>> Start INFORMATION PROVIDED
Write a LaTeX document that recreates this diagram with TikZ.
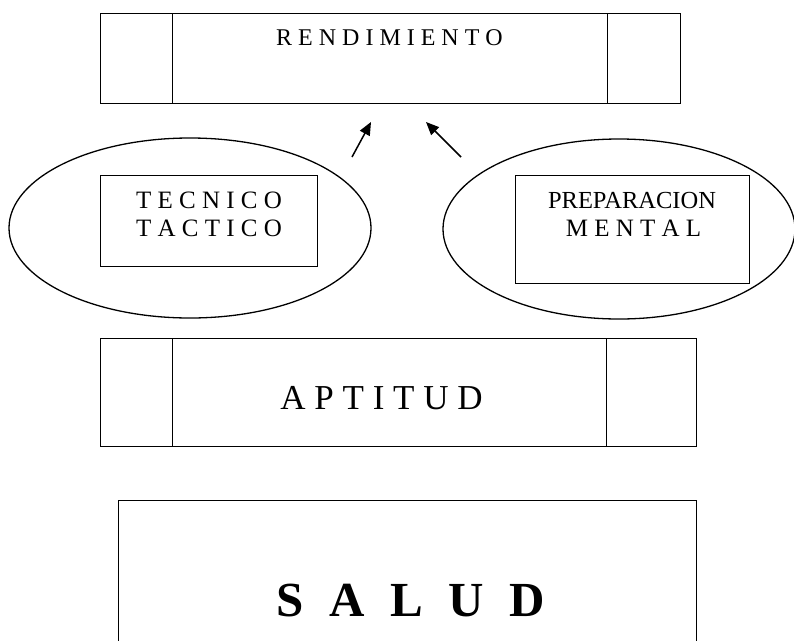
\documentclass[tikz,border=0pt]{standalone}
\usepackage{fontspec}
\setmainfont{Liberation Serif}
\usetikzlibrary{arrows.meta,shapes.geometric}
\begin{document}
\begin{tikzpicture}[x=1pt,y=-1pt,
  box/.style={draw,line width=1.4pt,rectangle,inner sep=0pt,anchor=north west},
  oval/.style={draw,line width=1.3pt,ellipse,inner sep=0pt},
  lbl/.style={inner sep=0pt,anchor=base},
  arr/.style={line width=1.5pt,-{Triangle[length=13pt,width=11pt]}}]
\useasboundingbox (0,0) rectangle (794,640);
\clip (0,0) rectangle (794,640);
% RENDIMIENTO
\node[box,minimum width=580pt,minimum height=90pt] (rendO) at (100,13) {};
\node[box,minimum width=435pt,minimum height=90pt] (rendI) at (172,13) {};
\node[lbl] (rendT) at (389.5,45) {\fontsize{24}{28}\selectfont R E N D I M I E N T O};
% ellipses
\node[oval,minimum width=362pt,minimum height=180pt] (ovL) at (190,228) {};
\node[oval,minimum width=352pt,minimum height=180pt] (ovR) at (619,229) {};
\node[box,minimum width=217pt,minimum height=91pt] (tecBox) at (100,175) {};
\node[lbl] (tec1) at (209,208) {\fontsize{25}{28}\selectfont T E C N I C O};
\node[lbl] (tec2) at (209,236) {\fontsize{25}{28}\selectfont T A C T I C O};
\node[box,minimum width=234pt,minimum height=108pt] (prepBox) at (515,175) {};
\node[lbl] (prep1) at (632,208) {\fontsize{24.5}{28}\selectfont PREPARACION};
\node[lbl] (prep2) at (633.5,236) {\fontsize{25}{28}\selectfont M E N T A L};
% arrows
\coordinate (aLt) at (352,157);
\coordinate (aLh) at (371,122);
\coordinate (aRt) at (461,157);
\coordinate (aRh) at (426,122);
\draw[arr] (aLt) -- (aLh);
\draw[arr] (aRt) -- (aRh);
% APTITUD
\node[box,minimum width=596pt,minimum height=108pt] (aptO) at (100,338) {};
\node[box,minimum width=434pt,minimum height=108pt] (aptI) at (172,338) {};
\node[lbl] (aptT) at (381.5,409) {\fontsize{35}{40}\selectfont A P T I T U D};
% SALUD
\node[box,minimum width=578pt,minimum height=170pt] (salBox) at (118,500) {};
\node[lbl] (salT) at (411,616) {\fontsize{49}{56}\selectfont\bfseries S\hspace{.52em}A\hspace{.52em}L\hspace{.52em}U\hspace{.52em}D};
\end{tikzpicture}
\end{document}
>> End INFORMATION PROVIDED
### TASK REQUIREMENTS:
Make an exact copy of the data above, pictures excluded.

### WORKED SOLUTION:
Write a LaTeX document that recreates this diagram with TikZ.
\documentclass[tikz,border=0pt]{standalone}
\usepackage{fontspec}
\setmainfont{Liberation Serif}
\usetikzlibrary{arrows.meta,shapes.geometric}
\begin{document}
\begin{tikzpicture}[x=1pt,y=-1pt,
  box/.style={draw,line width=1.4pt,rectangle,inner sep=0pt,anchor=north west},
  oval/.style={draw,line width=1.3pt,ellipse,inner sep=0pt},
  lbl/.style={inner sep=0pt,anchor=base},
  arr/.style={line width=1.5pt,-{Triangle[length=13pt,width=11pt]}}]
\useasboundingbox (0,0) rectangle (794,640);
\clip (0,0) rectangle (794,640);
% RENDIMIENTO
\node[box,minimum width=580pt,minimum height=90pt] (rendO) at (100,13) {};
\node[box,minimum width=435pt,minimum height=90pt] (rendI) at (172,13) {};
\node[lbl] (rendT) at (389.5,45) {\fontsize{24}{28}\selectfont R E N D I M I E N T O};
% ellipses
\node[oval,minimum width=362pt,minimum height=180pt] (ovL) at (190,228) {};
\node[oval,minimum width=352pt,minimum height=180pt] (ovR) at (619,229) {};
\node[box,minimum width=217pt,minimum height=91pt] (tecBox) at (100,175) {};
\node[lbl] (tec1) at (209,208) {\fontsize{25}{28}\selectfont T E C N I C O};
\node[lbl] (tec2) at (209,236) {\fontsize{25}{28}\selectfont T A C T I C O};
\node[box,minimum width=234pt,minimum height=108pt] (prepBox) at (515,175) {};
\node[lbl] (prep1) at (632,208) {\fontsize{24.5}{28}\selectfont PREPARACION};
\node[lbl] (prep2) at (633.5,236) {\fontsize{25}{28}\selectfont M E N T A L};
% arrows
\coordinate (aLt) at (352,157);
\coordinate (aLh) at (371,122);
\coordinate (aRt) at (461,157);
\coordinate (aRh) at (426,122);
\draw[arr] (aLt) -- (aLh);
\draw[arr] (aRt) -- (aRh);
% APTITUD
\node[box,minimum width=596pt,minimum height=108pt] (aptO) at (100,338) {};
\node[box,minimum width=434pt,minimum height=108pt] (aptI) at (172,338) {};
\node[lbl] (aptT) at (381.5,409) {\fontsize{35}{40}\selectfont A P T I T U D};
% SALUD
\node[box,minimum width=578pt,minimum height=170pt] (salBox) at (118,500) {};
\node[lbl] (salT) at (411,616) {\fontsize{49}{56}\selectfont\bfseries S\hspace{.52em}A\hspace{.52em}L\hspace{.52em}U\hspace{.52em}D};
\end{tikzpicture}
\end{document}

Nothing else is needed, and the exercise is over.